Institutions, which is what denominations are, though there’s always a minority opinion that claims the UUA is a voluntary association (that’s the A) of independent congregations, generally operate like corporations (though they claim to be cooperatives).  This means that there is a superstructure of administrators as well as a “sales force.”  The UUA is no different.  The ministers are plainly the network of sales persons who persuade the congregations to grow on grounds that this is the best of all possible denominations.  A cadre of CEO’s in Boston and stationed at each of the Districts, mostly ministers, are supposed to be developing materials and guiding and encouraging growth.   They tend to be self-serving rather than risky visionaries.  Friends stick together.

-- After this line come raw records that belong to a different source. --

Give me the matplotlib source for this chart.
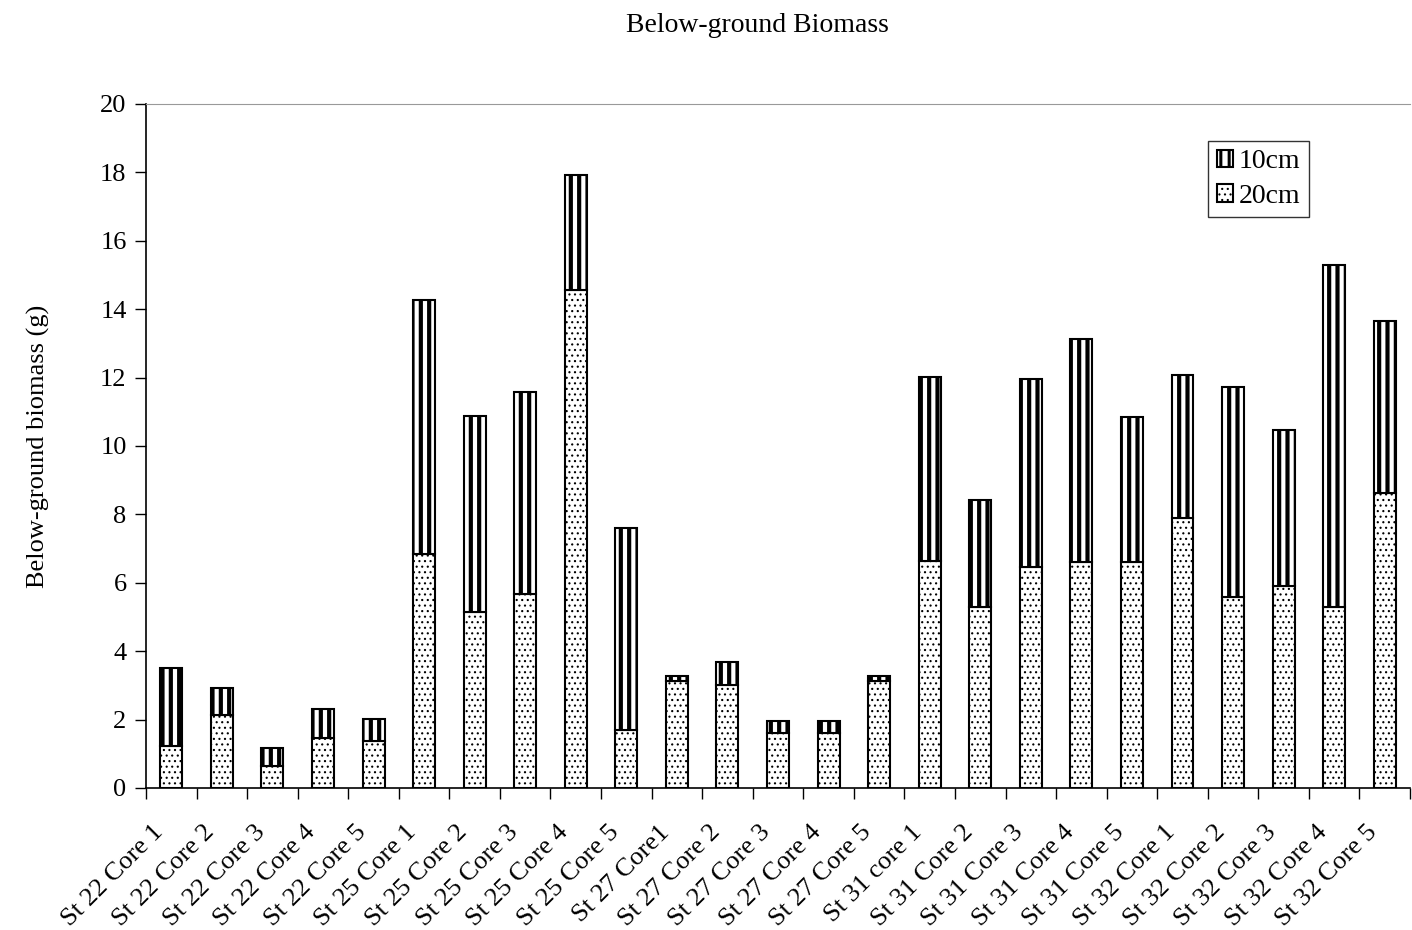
import matplotlib.pyplot as plt
import matplotlib.transforms as mtransforms
import numpy as np

plt.rcParams['font.family'] = ['Liberation Serif', 'DejaVu Serif']

labels = ['St 22 Core 1', 'St 22 Core 2', 'St 22 Core 3', 'St 22 Core 4', 'St 22 Core 5',
          'St 25 Core 1', 'St 25 Core 2', 'St 25 Core 3', 'St 25 Core 4', 'St 25 Core 5',
          'St 27 Core1', 'St 27 Core 2', 'St 27 Core 3', 'St 27 Core 4', 'St 27 Core 5',
          'St 31 core 1', 'St 31 Core 2', 'St 31 Core 3', 'St 31 Core 4', 'St 31 Core 5',
          'St 32 Core 1', 'St 32 Core 2', 'St 32 Core 3', 'St 32 Core 4', 'St 32 Core 5']

# 20cm (bottom) and total height
cm20 = [1.22, 2.12, 0.65, 1.45, 1.37,
        6.83, 5.15, 5.68, 14.55, 1.70,
        3.12, 3.00, 1.62, 1.62, 3.12,
        6.65, 5.28, 6.45, 6.62, 6.62,
        7.88, 5.58, 5.92, 5.30, 8.62]
total = [3.52, 2.93, 1.18, 2.32, 2.03,
         14.28, 10.87, 11.57, 17.93, 7.60,
         3.28, 3.67, 1.97, 1.97, 3.28,
         12.02, 8.42, 11.95, 13.13, 10.85,
         12.08, 11.72, 10.47, 15.30, 13.65]
cm10 = [t - b for t, b in zip(total, cm20)]


# hatch width is taken from rcParams when drawing, so wrap each patch's draw
def hatch_lw(patch, lw):
    if hasattr(patch, 'set_hatch_linewidth'):
        patch.set_hatch_linewidth(lw)
    orig = patch.draw

    def draw(renderer):
        with plt.rc_context({'hatch.linewidth': lw}):
            orig(renderer)
    patch.draw = draw


fig = plt.figure(figsize=(14.12, 9.30), dpi=100)
ax = fig.add_axes([0.1034, 0.1527, 0.8952, 0.7355])

x = np.arange(len(labels))
w = 0.435
b20 = ax.bar(x, cm20, w, color='white', edgecolor='black', hatch='...', linewidth=1.5, label='20cm')
b10 = ax.bar(x, cm10, w, bottom=cm20, color='white', edgecolor='black', hatch='||', linewidth=1.5, label='10cm')
for p in b20:
    hatch_lw(p, 0.8)
for p in b10:
    hatch_lw(p, 3.0)

ax.set_xlim(-0.5, len(labels) - 0.5)
ax.set_ylim(0, 20)
ax.set_yticks(range(0, 21, 2))
# tick marks sit between categories, labels are placed by hand
ax.set_xticks(np.arange(-0.5, len(labels), 1))
ax.set_xticklabels([])
offset = mtransforms.ScaledTranslation(-0.11, -0.41, fig.dpi_scale_trans)
for xi, lab in zip(x, labels):
    ax.text(xi, 0, lab, transform=ax.get_xaxis_transform() + offset, rotation=45,
            ha='right', va='center', rotation_mode='anchor', fontsize=19)
ax.tick_params(axis='x', length=8, direction='out', width=1)
ax.tick_params(axis='y', length=8, direction='out', width=1, labelsize=19, pad=6)

ax.spines['right'].set_visible(False)
ax.spines['top'].set_color('#999999')
ax.spines['left'].set_linewidth(1.2)
ax.spines['bottom'].set_linewidth(1.2)

ax.set_ylabel('Below-ground biomass (g)', fontsize=19, labelpad=36)
fig.text(0.5365, 0.973, 'Below-ground Biomass', ha='center', va='center', fontsize=20)

h, l = ax.get_legend_handles_labels()
leg = ax.legend(h[::-1], l[::-1], loc='upper right', bbox_to_anchor=(0.92, 0.946),
                fontsize=20, frameon=True, fancybox=False, edgecolor='black',
                handlelength=0.6, handleheight=0.6, handletextpad=0.2, borderpad=0.3,
                labelspacing=0.35, borderaxespad=0)
leg.get_frame().set_linewidth(1)
lp = leg.get_patches()
hatch_lw(lp[0], 2.2)
hatch_lw(lp[1], 0.8)

fig.savefig('out.png', dpi=100)
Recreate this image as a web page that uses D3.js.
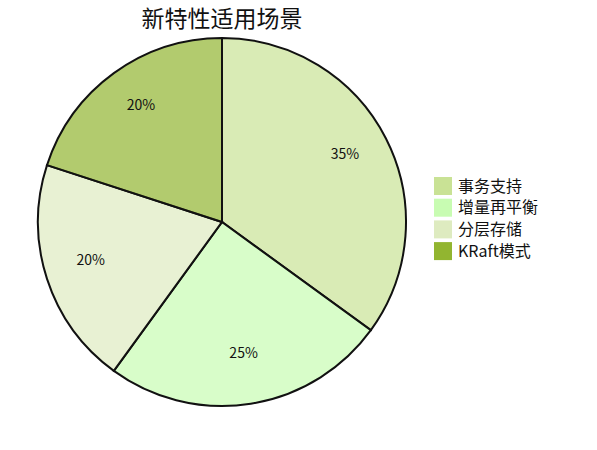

The seminaries might be considered Research and Development arms, but little innovation comes out of them and now -- for lack of support -- the students are dispersing among Christian seminaries.  Many of the leaders on all fronts are older, trying to secure their retirement (money) if not their prestige (speaking engagements), and committed to what they’ve been doing for the last decades.  All these folks are increasingly Christian in style if not content and methods.  That’s where the juice is so far.
The counterforce is the last of the nineteen-fifties Fellowship Movement, which is where I developed my own theories but consequently I never developed a network of denominational relationships among ministers and administrators.  My work was done directly with small groups of mostly Western (prairie) people who were explicitly free thinkers and sometimes mystical humanists, meaning that they had strong spiritual experiences, but not related to any deity or dogma.  There are secular groups that have some of the same earmarks.  Quakers come closest in denominational terms, though Quakers themselves are divided between more and less Christian.  I have not explored whether the UU Fellowships have developed a sub-group.  I know that the big ones have a loose affiliation mostly focused on business practices:  growth and money management.  I was part of a wave of growth workshops in the nineteen-eighties.  Anyway, I'm not particularly interested in limiting my audience to UU's.
It’s an interesting reflection that though one would think ministers would be the most likely persons to be interested in liturgy, they turn out to be the least.  Ministers are sermon-centered.  Also, usually male.  This means a bias towards dogma and structure.  As I turn towards “sales” and “promotion,”  I must think like them in order to communicate with them.  Sigh.